__WRITTEN INSTRUCTION__.
Transcribe every line exactly. Leave the pictures behind.

__MATERIAL__.

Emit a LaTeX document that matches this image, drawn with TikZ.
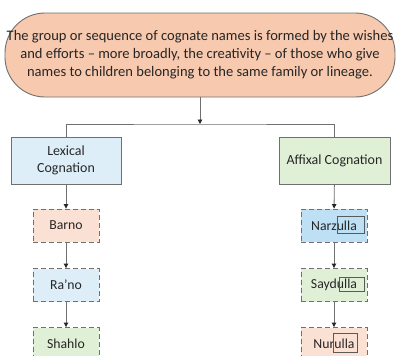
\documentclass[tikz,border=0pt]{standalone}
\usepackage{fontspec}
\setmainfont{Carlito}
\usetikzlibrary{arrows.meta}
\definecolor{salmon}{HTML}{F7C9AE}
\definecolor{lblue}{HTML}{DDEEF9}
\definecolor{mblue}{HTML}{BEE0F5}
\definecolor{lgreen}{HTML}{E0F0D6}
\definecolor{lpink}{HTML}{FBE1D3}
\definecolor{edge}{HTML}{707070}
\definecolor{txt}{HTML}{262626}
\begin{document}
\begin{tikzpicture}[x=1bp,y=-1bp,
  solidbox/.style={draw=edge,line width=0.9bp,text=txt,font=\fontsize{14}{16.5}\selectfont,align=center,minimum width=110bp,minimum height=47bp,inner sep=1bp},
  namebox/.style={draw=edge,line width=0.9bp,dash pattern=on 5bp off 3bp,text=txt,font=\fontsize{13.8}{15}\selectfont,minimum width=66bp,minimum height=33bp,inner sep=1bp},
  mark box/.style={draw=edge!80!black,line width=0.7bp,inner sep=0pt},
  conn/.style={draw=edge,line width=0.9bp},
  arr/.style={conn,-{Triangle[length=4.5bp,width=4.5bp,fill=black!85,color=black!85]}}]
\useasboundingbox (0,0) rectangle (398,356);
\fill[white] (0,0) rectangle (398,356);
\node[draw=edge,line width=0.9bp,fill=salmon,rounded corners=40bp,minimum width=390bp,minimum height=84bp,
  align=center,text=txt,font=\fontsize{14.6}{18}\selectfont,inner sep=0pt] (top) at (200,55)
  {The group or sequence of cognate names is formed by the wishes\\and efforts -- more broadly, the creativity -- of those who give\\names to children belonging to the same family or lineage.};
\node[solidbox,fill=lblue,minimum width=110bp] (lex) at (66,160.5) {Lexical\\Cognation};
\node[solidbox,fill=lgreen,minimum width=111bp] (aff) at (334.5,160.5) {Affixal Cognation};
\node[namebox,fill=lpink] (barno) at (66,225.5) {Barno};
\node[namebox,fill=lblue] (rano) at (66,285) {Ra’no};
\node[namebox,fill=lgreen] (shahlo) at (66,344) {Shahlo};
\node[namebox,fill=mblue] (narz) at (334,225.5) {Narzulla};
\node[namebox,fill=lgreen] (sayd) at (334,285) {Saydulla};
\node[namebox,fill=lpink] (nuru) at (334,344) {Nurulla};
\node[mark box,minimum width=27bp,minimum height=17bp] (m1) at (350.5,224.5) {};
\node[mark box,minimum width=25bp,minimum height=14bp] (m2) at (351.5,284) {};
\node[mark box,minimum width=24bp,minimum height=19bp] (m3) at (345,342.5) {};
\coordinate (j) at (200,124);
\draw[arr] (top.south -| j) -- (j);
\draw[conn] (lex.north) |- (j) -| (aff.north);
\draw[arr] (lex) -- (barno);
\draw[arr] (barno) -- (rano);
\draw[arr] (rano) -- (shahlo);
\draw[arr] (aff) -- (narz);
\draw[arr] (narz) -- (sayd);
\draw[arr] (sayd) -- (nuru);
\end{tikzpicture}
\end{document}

__FULL OUTPUT__.
Emit a LaTeX document that matches this image, drawn with TikZ.
\documentclass[tikz,border=0pt]{standalone}
\usepackage{fontspec}
\setmainfont{Carlito}
\usetikzlibrary{arrows.meta}
\definecolor{salmon}{HTML}{F7C9AE}
\definecolor{lblue}{HTML}{DDEEF9}
\definecolor{mblue}{HTML}{BEE0F5}
\definecolor{lgreen}{HTML}{E0F0D6}
\definecolor{lpink}{HTML}{FBE1D3}
\definecolor{edge}{HTML}{707070}
\definecolor{txt}{HTML}{262626}
\begin{document}
\begin{tikzpicture}[x=1bp,y=-1bp,
  solidbox/.style={draw=edge,line width=0.9bp,text=txt,font=\fontsize{14}{16.5}\selectfont,align=center,minimum width=110bp,minimum height=47bp,inner sep=1bp},
  namebox/.style={draw=edge,line width=0.9bp,dash pattern=on 5bp off 3bp,text=txt,font=\fontsize{13.8}{15}\selectfont,minimum width=66bp,minimum height=33bp,inner sep=1bp},
  mark box/.style={draw=edge!80!black,line width=0.7bp,inner sep=0pt},
  conn/.style={draw=edge,line width=0.9bp},
  arr/.style={conn,-{Triangle[length=4.5bp,width=4.5bp,fill=black!85,color=black!85]}}]
\useasboundingbox (0,0) rectangle (398,356);
\fill[white] (0,0) rectangle (398,356);
\node[draw=edge,line width=0.9bp,fill=salmon,rounded corners=40bp,minimum width=390bp,minimum height=84bp,
  align=center,text=txt,font=\fontsize{14.6}{18}\selectfont,inner sep=0pt] (top) at (200,55)
  {The group or sequence of cognate names is formed by the wishes\\and efforts -- more broadly, the creativity -- of those who give\\names to children belonging to the same family or lineage.};
\node[solidbox,fill=lblue,minimum width=110bp] (lex) at (66,160.5) {Lexical\\Cognation};
\node[solidbox,fill=lgreen,minimum width=111bp] (aff) at (334.5,160.5) {Affixal Cognation};
\node[namebox,fill=lpink] (barno) at (66,225.5) {Barno};
\node[namebox,fill=lblue] (rano) at (66,285) {Ra’no};
\node[namebox,fill=lgreen] (shahlo) at (66,344) {Shahlo};
\node[namebox,fill=mblue] (narz) at (334,225.5) {Narzulla};
\node[namebox,fill=lgreen] (sayd) at (334,285) {Saydulla};
\node[namebox,fill=lpink] (nuru) at (334,344) {Nurulla};
\node[mark box,minimum width=27bp,minimum height=17bp] (m1) at (350.5,224.5) {};
\node[mark box,minimum width=25bp,minimum height=14bp] (m2) at (351.5,284) {};
\node[mark box,minimum width=24bp,minimum height=19bp] (m3) at (345,342.5) {};
\coordinate (j) at (200,124);
\draw[arr] (top.south -| j) -- (j);
\draw[conn] (lex.north) |- (j) -| (aff.north);
\draw[arr] (lex) -- (barno);
\draw[arr] (barno) -- (rano);
\draw[arr] (rano) -- (shahlo);
\draw[arr] (aff) -- (narz);
\draw[arr] (narz) -- (sayd);
\draw[arr] (sayd) -- (nuru);
\end{tikzpicture}
\end{document}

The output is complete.